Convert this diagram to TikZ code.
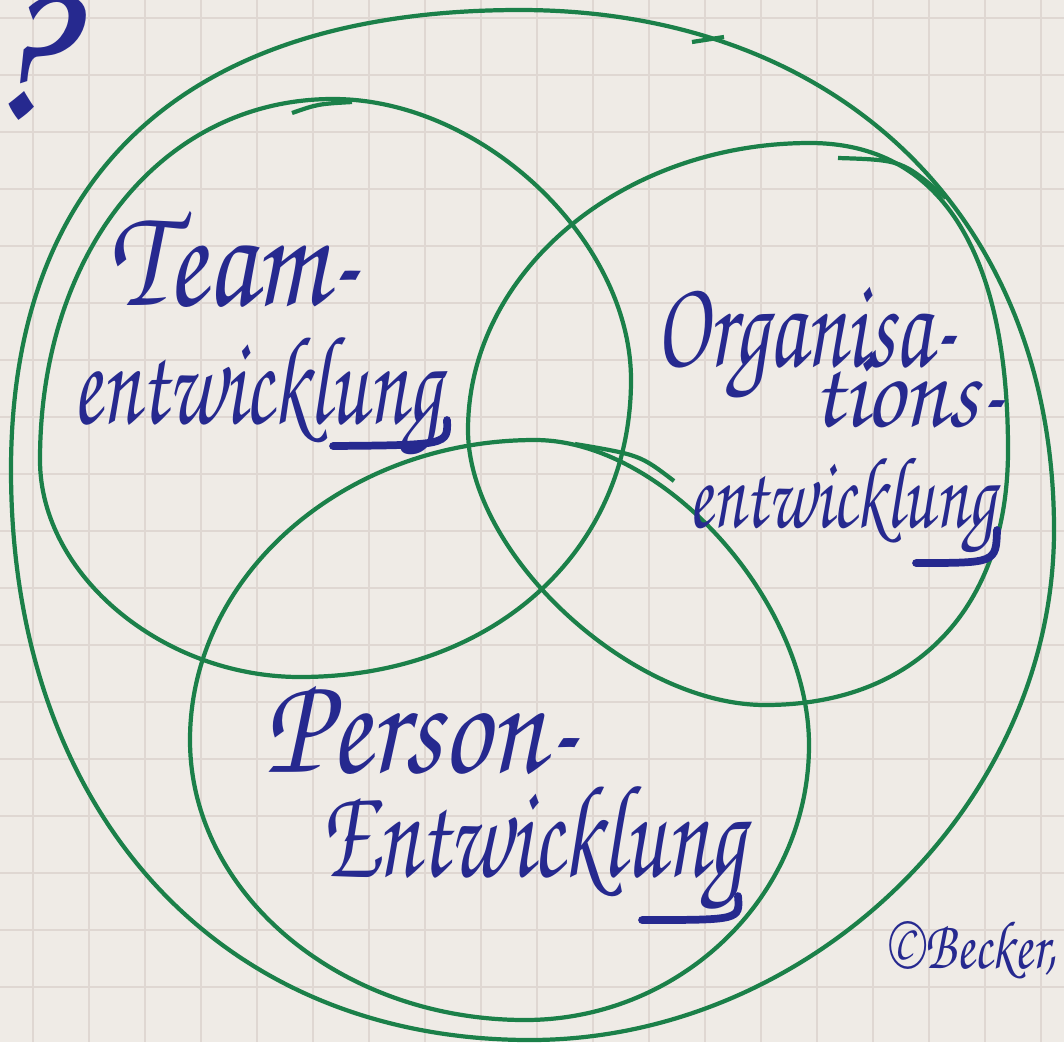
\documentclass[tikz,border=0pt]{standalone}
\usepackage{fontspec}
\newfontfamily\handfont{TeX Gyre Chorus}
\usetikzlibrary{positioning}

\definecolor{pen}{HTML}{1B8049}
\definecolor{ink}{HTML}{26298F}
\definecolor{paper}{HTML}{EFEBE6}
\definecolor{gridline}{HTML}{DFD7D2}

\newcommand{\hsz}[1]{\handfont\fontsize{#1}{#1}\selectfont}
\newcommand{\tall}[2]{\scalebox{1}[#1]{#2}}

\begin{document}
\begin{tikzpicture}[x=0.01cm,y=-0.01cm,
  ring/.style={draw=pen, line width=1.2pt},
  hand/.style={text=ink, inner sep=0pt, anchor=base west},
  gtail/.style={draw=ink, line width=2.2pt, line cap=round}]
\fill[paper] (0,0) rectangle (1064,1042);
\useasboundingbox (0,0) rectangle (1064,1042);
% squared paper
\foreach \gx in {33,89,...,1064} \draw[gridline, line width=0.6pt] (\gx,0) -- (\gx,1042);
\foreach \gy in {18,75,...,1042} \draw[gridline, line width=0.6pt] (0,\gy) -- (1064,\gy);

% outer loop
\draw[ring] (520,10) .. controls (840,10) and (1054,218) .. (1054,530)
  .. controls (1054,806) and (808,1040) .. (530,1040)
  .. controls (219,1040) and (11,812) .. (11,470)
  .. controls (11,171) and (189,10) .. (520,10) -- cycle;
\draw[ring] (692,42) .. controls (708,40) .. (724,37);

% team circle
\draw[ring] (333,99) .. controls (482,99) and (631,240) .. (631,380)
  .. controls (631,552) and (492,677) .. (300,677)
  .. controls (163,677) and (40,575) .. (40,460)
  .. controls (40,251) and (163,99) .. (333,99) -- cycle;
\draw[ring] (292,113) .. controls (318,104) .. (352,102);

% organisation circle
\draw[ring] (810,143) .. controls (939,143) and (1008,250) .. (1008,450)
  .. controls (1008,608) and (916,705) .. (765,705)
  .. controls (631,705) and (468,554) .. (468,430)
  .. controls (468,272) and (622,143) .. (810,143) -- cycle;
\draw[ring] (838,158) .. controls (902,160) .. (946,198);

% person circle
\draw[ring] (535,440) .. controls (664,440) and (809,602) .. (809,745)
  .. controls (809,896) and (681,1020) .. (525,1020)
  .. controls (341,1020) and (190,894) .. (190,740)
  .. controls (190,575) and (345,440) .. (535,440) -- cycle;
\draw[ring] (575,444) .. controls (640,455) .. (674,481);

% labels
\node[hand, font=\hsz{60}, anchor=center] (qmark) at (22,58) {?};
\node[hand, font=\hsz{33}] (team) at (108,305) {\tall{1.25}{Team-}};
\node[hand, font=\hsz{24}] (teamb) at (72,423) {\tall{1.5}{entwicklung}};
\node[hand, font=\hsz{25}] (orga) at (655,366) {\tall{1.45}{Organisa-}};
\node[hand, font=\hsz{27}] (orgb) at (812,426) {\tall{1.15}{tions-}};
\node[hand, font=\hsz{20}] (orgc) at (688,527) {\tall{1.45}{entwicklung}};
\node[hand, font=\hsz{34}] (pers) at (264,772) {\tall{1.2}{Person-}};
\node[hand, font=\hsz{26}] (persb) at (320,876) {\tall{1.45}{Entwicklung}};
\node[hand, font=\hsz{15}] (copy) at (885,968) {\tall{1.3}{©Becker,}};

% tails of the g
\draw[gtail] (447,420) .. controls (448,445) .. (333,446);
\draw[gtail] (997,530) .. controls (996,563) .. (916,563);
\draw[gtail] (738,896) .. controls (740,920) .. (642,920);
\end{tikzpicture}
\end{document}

----

— GIVEN TASK —
Write out the full set of lines verbatim, without the pictures.

— RESULT —
Convert this diagram to TikZ code.
\documentclass[tikz,border=0pt]{standalone}
\usepackage{fontspec}
\newfontfamily\handfont{TeX Gyre Chorus}
\usetikzlibrary{positioning}

\definecolor{pen}{HTML}{1B8049}
\definecolor{ink}{HTML}{26298F}
\definecolor{paper}{HTML}{EFEBE6}
\definecolor{gridline}{HTML}{DFD7D2}

\newcommand{\hsz}[1]{\handfont\fontsize{#1}{#1}\selectfont}
\newcommand{\tall}[2]{\scalebox{1}[#1]{#2}}

\begin{document}
\begin{tikzpicture}[x=0.01cm,y=-0.01cm,
  ring/.style={draw=pen, line width=1.2pt},
  hand/.style={text=ink, inner sep=0pt, anchor=base west},
  gtail/.style={draw=ink, line width=2.2pt, line cap=round}]
\fill[paper] (0,0) rectangle (1064,1042);
\useasboundingbox (0,0) rectangle (1064,1042);
% squared paper
\foreach \gx in {33,89,...,1064} \draw[gridline, line width=0.6pt] (\gx,0) -- (\gx,1042);
\foreach \gy in {18,75,...,1042} \draw[gridline, line width=0.6pt] (0,\gy) -- (1064,\gy);

% outer loop
\draw[ring] (520,10) .. controls (840,10) and (1054,218) .. (1054,530)
  .. controls (1054,806) and (808,1040) .. (530,1040)
  .. controls (219,1040) and (11,812) .. (11,470)
  .. controls (11,171) and (189,10) .. (520,10) -- cycle;
\draw[ring] (692,42) .. controls (708,40) .. (724,37);

% team circle
\draw[ring] (333,99) .. controls (482,99) and (631,240) .. (631,380)
  .. controls (631,552) and (492,677) .. (300,677)
  .. controls (163,677) and (40,575) .. (40,460)
  .. controls (40,251) and (163,99) .. (333,99) -- cycle;
\draw[ring] (292,113) .. controls (318,104) .. (352,102);

% organisation circle
\draw[ring] (810,143) .. controls (939,143) and (1008,250) .. (1008,450)
  .. controls (1008,608) and (916,705) .. (765,705)
  .. controls (631,705) and (468,554) .. (468,430)
  .. controls (468,272) and (622,143) .. (810,143) -- cycle;
\draw[ring] (838,158) .. controls (902,160) .. (946,198);

% person circle
\draw[ring] (535,440) .. controls (664,440) and (809,602) .. (809,745)
  .. controls (809,896) and (681,1020) .. (525,1020)
  .. controls (341,1020) and (190,894) .. (190,740)
  .. controls (190,575) and (345,440) .. (535,440) -- cycle;
\draw[ring] (575,444) .. controls (640,455) .. (674,481);

% labels
\node[hand, font=\hsz{60}, anchor=center] (qmark) at (22,58) {?};
\node[hand, font=\hsz{33}] (team) at (108,305) {\tall{1.25}{Team-}};
\node[hand, font=\hsz{24}] (teamb) at (72,423) {\tall{1.5}{entwicklung}};
\node[hand, font=\hsz{25}] (orga) at (655,366) {\tall{1.45}{Organisa-}};
\node[hand, font=\hsz{27}] (orgb) at (812,426) {\tall{1.15}{tions-}};
\node[hand, font=\hsz{20}] (orgc) at (688,527) {\tall{1.45}{entwicklung}};
\node[hand, font=\hsz{34}] (pers) at (264,772) {\tall{1.2}{Person-}};
\node[hand, font=\hsz{26}] (persb) at (320,876) {\tall{1.45}{Entwicklung}};
\node[hand, font=\hsz{15}] (copy) at (885,968) {\tall{1.3}{©Becker,}};

% tails of the g
\draw[gtail] (447,420) .. controls (448,445) .. (333,446);
\draw[gtail] (997,530) .. controls (996,563) .. (916,563);
\draw[gtail] (738,896) .. controls (740,920) .. (642,920);
\end{tikzpicture}
\end{document}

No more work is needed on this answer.